What to do ▸ Write the material out again in full, word for word. Do not include the pictures.
--- BEGIN Exercise input ---
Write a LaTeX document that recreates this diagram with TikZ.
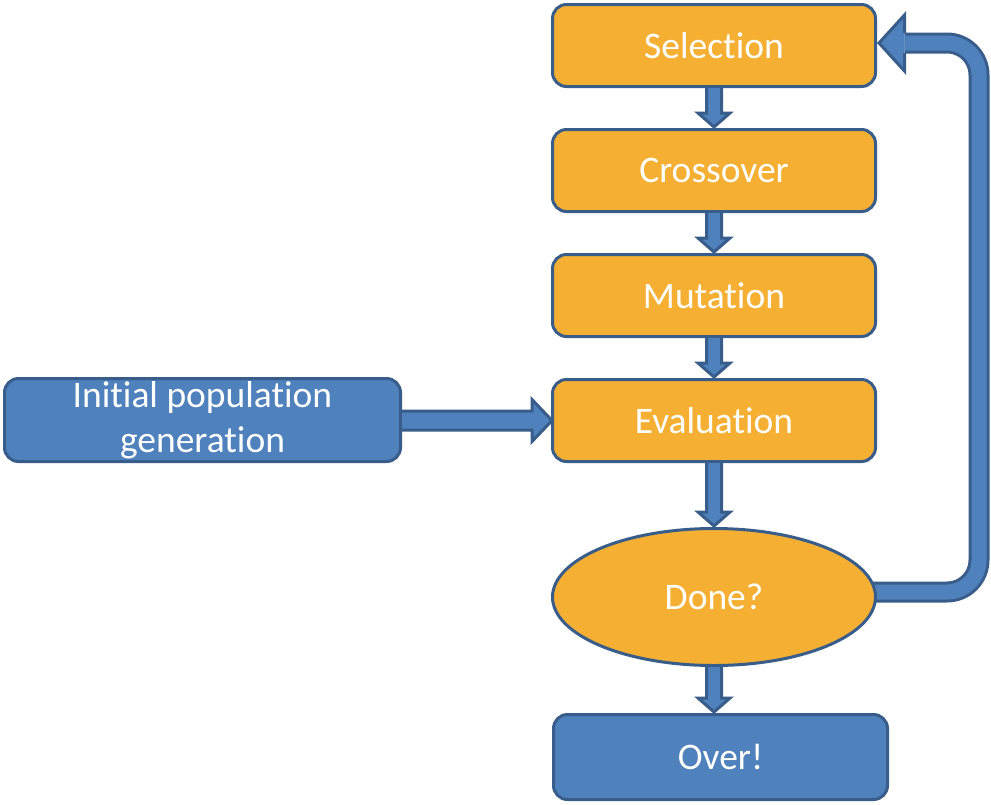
\documentclass[tikz,border=0pt]{standalone}
\usepackage{fontspec}
\setmainfont{Carlito}[RawFeature={-liga;-clig;-dlig}]
\usetikzlibrary{shapes.geometric,calc}
\definecolor{orfill}{HTML}{F5AF33}
\definecolor{blfill}{HTML}{4F81BD}
\definecolor{bldraw}{HTML}{385D8A}
\tikzset{
  stepbox/.style={draw=bldraw, fill=orfill, line width=3pt, rounded corners=14pt,
    minimum width=323pt, minimum height=82pt, inner sep=0pt, text=white,
    font=\fontsize{37.5}{44.5}\selectfont, align=center},
  bluebox/.style={stepbox, fill=blfill},
  barrow/.style={draw=bldraw, fill=blfill, line width=3pt, line join=miter},
}
\newcommand\varr[2]{\path[barrow] let \p1=(#1.south), \p2=(#2.north) in
  (\x1-7.5pt,\y1) -- (\x1-7.5pt,\y2+15pt) -- (\x1-16pt,\y2+15pt) -- (\x1,\y2+1pt)
  -- (\x1+16pt,\y2+15pt) -- (\x1+7.5pt,\y2+15pt) -- (\x1+7.5pt,\y1);}
\begin{document}
\begin{tikzpicture}[x=1pt,y=-1pt]
\useasboundingbox (0,0) rectangle (991,804);
% loop arrow shaft (drawn first, under the ellipse)
\coordinate (lc1) at (979,592);
\coordinate (lc2) at (979,43);
\coordinate (lhead) at (904.5,43);
\draw[bldraw, line width=21pt, rounded corners=32pt] (850,592) -- (lc1) -- (lc2) -- (lhead);
\draw[blfill, line width=15pt, rounded corners=32pt] (850,592) -- (lc1) -- (lc2) -- (lhead);
\node[stepbox] (sel) at (714,45.5) {Selection};
\node[stepbox] (cro) at (714,170.5) {Crossover};
\node[stepbox] (mut) at (714,295.5) {Mutation};
\node[stepbox] (eva) at (714,420.5) {Evaluation};
\node[bluebox, minimum width=396pt, minimum height=83pt] (ini) at (202.5,420) {\raisebox{-2.5pt}{\parbox{396pt}{\centering Initial population\\generation}}};
\node[ellipse, draw=bldraw, fill=orfill, line width=3pt, minimum width=323pt, minimum height=137pt,
  inner sep=0pt, text=white, font=\fontsize{37.5}{44}\selectfont] (don) at (714,597) {Done?};
\node[bluebox, minimum width=334pt, minimum height=85pt] (ovr) at (720.5,757) {Over!};
% loop arrow head
\path[barrow] ($(lhead)+(0,10)$) -- ($(lhead)+(0,28)$) -- ($(sel.east)+(2,-2.5)$) -- ($(lhead)+(0,-28)$) -- ($(lhead)+(0,-10)$);
% straight block arrows
\varr{sel}{cro}
\varr{cro}{mut}
\varr{mut}{eva}
\varr{eva}{don}
\varr{don}{ovr}
\path[barrow] let \p1=(ini.east), \p2=(eva.west) in
  (\x1,\y2+9.5pt) -- (\x2-19pt,\y2+9.5pt) -- (\x2-19pt,\y2+21pt) -- (\x2+1pt,\y2)
  -- (\x2-19pt,\y2-21pt) -- (\x2-19pt,\y2-9.5pt) -- (\x1,\y2-9.5pt);
\end{tikzpicture}
\end{document}
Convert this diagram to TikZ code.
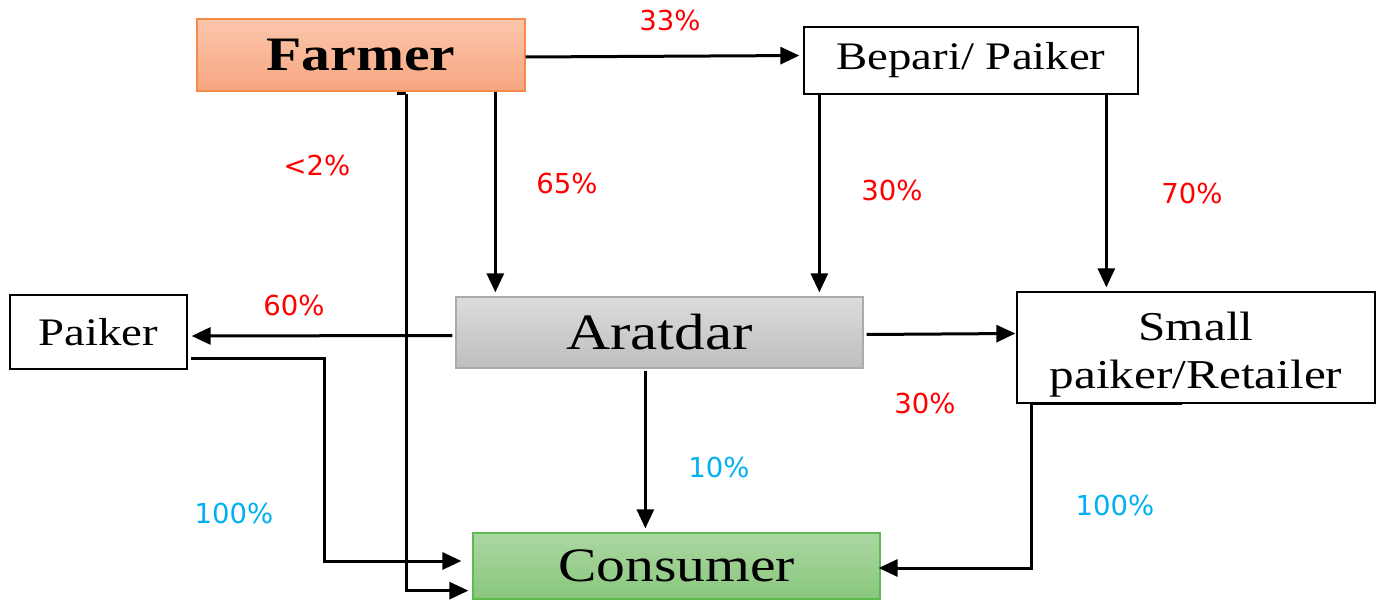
--- END Exercise input ---
Response below ▸
Write a LaTeX document that recreates this diagram with TikZ.
\documentclass[tikz,border=0pt]{standalone}
\usepackage{fontspec}
\setmainfont{Carlito}[RawFeature={-liga;-clig;-dlig}]
\usetikzlibrary{shapes.geometric,calc}
\definecolor{orfill}{HTML}{F5AF33}
\definecolor{blfill}{HTML}{4F81BD}
\definecolor{bldraw}{HTML}{385D8A}
\tikzset{
  stepbox/.style={draw=bldraw, fill=orfill, line width=3pt, rounded corners=14pt,
    minimum width=323pt, minimum height=82pt, inner sep=0pt, text=white,
    font=\fontsize{37.5}{44.5}\selectfont, align=center},
  bluebox/.style={stepbox, fill=blfill},
  barrow/.style={draw=bldraw, fill=blfill, line width=3pt, line join=miter},
}
\newcommand\varr[2]{\path[barrow] let \p1=(#1.south), \p2=(#2.north) in
  (\x1-7.5pt,\y1) -- (\x1-7.5pt,\y2+15pt) -- (\x1-16pt,\y2+15pt) -- (\x1,\y2+1pt)
  -- (\x1+16pt,\y2+15pt) -- (\x1+7.5pt,\y2+15pt) -- (\x1+7.5pt,\y1);}
\begin{document}
\begin{tikzpicture}[x=1pt,y=-1pt]
\useasboundingbox (0,0) rectangle (991,804);
% loop arrow shaft (drawn first, under the ellipse)
\coordinate (lc1) at (979,592);
\coordinate (lc2) at (979,43);
\coordinate (lhead) at (904.5,43);
\draw[bldraw, line width=21pt, rounded corners=32pt] (850,592) -- (lc1) -- (lc2) -- (lhead);
\draw[blfill, line width=15pt, rounded corners=32pt] (850,592) -- (lc1) -- (lc2) -- (lhead);
\node[stepbox] (sel) at (714,45.5) {Selection};
\node[stepbox] (cro) at (714,170.5) {Crossover};
\node[stepbox] (mut) at (714,295.5) {Mutation};
\node[stepbox] (eva) at (714,420.5) {Evaluation};
\node[bluebox, minimum width=396pt, minimum height=83pt] (ini) at (202.5,420) {\raisebox{-2.5pt}{\parbox{396pt}{\centering Initial population\\generation}}};
\node[ellipse, draw=bldraw, fill=orfill, line width=3pt, minimum width=323pt, minimum height=137pt,
  inner sep=0pt, text=white, font=\fontsize{37.5}{44}\selectfont] (don) at (714,597) {Done?};
\node[bluebox, minimum width=334pt, minimum height=85pt] (ovr) at (720.5,757) {Over!};
% loop arrow head
\path[barrow] ($(lhead)+(0,10)$) -- ($(lhead)+(0,28)$) -- ($(sel.east)+(2,-2.5)$) -- ($(lhead)+(0,-28)$) -- ($(lhead)+(0,-10)$);
% straight block arrows
\varr{sel}{cro}
\varr{cro}{mut}
\varr{mut}{eva}
\varr{eva}{don}
\varr{don}{ovr}
\path[barrow] let \p1=(ini.east), \p2=(eva.west) in
  (\x1,\y2+9.5pt) -- (\x2-19pt,\y2+9.5pt) -- (\x2-19pt,\y2+21pt) -- (\x2+1pt,\y2)
  -- (\x2-19pt,\y2-21pt) -- (\x2-19pt,\y2-9.5pt) -- (\x1,\y2-9.5pt);
\end{tikzpicture}
\end{document}
Convert this diagram to TikZ code.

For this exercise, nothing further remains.